*** MATERIAL FOR THE TASK

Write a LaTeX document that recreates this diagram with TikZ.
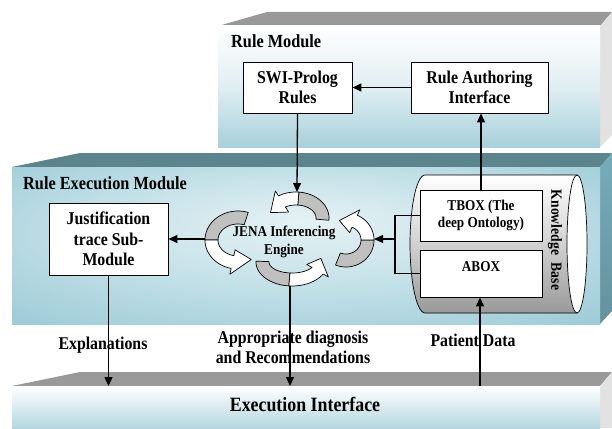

******
*** MATERIAL FOR THE TASK

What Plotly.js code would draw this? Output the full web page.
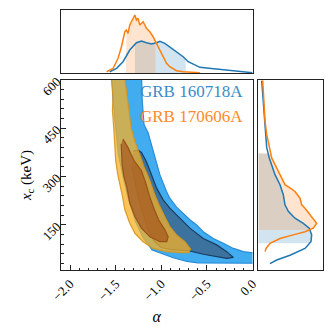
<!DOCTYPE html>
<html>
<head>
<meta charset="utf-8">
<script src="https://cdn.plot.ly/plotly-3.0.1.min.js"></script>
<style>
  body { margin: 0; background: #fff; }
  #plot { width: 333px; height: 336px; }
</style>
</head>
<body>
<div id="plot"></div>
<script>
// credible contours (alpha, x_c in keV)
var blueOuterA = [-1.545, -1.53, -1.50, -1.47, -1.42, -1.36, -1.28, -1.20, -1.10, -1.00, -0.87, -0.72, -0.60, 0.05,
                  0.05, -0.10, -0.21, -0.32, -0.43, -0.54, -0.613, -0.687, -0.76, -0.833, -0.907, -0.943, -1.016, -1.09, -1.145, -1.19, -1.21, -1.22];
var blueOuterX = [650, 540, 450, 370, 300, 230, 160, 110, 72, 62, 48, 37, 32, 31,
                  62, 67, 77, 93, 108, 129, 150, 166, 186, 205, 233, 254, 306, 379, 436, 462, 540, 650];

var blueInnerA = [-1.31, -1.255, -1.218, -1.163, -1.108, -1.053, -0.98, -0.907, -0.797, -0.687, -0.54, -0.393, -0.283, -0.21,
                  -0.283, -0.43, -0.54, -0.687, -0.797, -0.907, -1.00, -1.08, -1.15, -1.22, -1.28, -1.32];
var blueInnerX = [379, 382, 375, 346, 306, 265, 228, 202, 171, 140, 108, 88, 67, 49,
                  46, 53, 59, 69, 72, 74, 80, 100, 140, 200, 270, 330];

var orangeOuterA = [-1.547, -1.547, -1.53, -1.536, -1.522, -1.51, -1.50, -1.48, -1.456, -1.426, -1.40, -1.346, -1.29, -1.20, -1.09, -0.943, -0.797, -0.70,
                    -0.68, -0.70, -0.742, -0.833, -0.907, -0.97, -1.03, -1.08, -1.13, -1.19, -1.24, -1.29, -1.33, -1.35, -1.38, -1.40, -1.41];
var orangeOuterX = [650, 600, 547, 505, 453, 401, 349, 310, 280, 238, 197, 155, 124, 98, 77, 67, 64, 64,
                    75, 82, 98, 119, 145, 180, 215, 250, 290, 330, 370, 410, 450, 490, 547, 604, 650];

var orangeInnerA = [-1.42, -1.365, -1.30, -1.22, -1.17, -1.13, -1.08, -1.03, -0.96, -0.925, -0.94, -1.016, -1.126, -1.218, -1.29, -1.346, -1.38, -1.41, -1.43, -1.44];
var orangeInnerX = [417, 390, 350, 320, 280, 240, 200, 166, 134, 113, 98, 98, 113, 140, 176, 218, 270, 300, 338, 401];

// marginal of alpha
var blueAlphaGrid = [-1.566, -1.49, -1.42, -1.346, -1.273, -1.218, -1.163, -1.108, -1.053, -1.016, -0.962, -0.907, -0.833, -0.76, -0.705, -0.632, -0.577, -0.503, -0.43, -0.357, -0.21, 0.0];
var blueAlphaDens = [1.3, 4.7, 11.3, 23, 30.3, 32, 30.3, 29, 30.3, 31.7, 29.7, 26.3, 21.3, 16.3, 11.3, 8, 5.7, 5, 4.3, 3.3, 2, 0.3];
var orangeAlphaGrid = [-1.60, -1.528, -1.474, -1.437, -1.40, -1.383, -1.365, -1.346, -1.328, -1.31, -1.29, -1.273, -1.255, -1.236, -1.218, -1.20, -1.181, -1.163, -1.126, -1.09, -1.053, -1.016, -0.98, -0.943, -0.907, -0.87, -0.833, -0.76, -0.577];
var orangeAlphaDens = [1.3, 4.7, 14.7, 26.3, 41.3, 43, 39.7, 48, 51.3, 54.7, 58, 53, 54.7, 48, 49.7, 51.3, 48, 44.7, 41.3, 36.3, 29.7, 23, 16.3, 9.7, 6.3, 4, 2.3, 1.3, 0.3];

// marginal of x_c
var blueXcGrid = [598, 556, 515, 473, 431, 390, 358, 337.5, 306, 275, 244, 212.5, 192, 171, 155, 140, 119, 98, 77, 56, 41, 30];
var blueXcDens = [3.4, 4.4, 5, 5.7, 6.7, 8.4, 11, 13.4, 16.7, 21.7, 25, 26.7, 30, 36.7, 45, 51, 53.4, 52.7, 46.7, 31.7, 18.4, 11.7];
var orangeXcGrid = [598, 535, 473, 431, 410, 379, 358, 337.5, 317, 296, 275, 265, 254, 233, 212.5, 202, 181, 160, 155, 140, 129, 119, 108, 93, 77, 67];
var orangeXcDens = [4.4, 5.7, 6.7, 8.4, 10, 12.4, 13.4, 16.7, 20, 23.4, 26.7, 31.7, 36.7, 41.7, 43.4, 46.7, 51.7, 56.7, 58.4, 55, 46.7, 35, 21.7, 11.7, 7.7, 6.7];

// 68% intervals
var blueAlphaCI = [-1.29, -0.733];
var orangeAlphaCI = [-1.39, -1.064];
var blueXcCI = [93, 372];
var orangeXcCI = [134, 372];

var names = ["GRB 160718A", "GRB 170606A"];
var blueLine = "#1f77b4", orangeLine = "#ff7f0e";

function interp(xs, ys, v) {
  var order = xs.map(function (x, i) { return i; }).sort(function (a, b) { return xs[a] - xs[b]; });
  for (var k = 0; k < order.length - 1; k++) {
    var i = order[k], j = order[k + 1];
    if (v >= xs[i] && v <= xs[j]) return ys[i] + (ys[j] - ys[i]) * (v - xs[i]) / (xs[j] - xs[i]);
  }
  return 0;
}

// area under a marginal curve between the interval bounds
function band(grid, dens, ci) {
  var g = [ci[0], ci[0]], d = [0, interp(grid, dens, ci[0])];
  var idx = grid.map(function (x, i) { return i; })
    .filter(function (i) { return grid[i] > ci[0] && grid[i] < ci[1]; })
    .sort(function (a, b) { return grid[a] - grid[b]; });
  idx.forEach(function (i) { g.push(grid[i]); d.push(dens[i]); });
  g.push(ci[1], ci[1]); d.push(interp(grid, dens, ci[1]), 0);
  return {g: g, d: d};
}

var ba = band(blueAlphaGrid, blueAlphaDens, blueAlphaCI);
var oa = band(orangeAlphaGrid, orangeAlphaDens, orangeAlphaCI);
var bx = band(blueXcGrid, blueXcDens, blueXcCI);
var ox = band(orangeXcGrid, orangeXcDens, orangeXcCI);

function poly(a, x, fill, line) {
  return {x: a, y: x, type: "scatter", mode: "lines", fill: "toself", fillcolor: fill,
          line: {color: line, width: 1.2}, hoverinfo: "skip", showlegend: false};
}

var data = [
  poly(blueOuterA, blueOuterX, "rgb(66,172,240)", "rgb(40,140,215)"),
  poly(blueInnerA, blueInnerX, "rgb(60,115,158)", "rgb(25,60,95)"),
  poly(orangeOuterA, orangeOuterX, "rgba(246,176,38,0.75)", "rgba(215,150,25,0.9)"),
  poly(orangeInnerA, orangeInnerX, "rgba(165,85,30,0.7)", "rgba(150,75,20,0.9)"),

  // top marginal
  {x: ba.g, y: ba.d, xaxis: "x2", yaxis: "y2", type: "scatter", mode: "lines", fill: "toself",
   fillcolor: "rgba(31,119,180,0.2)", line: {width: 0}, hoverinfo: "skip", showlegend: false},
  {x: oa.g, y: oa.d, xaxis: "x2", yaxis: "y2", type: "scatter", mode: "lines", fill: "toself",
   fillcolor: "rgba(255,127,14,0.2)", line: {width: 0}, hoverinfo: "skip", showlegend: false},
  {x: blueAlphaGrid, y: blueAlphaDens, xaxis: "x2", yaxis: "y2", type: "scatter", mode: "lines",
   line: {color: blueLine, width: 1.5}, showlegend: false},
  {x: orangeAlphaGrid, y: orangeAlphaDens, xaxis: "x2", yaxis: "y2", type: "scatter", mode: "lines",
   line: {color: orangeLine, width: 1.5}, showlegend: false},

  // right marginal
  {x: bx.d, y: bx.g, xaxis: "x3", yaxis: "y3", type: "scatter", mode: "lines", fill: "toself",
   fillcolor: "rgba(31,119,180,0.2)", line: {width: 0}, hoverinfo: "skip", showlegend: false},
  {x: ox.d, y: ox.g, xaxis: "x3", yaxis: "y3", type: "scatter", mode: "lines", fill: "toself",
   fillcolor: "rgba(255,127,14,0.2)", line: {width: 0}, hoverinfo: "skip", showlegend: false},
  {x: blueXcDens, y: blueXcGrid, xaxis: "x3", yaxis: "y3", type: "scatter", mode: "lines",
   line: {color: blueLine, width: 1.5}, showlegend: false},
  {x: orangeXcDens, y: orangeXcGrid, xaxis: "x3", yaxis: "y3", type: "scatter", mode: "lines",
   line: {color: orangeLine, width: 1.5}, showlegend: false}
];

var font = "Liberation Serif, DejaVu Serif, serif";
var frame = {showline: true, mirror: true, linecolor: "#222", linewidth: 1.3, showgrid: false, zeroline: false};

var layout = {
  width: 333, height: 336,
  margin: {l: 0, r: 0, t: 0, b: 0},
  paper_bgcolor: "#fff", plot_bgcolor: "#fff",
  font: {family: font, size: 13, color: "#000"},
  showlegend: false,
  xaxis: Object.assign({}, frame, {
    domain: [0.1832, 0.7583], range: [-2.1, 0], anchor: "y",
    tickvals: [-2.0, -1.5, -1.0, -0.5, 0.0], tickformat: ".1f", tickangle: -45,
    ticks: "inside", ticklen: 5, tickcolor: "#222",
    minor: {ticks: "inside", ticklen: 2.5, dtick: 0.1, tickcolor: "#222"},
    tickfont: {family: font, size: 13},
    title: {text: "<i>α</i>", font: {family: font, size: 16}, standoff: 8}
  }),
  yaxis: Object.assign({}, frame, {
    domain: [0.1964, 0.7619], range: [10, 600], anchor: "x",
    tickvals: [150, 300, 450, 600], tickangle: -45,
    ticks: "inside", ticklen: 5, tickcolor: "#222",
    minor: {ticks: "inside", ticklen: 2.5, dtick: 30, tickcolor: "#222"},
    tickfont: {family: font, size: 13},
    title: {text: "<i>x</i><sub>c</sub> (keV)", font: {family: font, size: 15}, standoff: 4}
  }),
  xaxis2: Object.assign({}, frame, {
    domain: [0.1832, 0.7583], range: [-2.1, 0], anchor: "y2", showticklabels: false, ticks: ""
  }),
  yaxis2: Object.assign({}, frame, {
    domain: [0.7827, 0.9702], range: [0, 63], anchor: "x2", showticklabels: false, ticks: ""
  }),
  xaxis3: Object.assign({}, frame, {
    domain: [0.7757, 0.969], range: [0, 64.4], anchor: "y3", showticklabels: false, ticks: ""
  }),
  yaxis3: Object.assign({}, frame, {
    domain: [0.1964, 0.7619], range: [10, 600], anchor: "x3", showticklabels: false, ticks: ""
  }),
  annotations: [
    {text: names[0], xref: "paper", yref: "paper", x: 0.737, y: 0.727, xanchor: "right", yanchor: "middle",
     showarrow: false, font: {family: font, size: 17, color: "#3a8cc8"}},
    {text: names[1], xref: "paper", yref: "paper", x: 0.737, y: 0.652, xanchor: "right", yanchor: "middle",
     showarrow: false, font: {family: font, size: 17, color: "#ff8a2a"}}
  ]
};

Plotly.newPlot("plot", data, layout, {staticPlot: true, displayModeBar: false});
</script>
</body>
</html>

******

_TASK REQUIREMENTS_. Among the lines of the data, identify those with the word "this". Copy each of them.

_THE SOLUTION_.
Write a LaTeX document that recreates this diagram with TikZ.
What Plotly.js code would draw this? Output the full web page.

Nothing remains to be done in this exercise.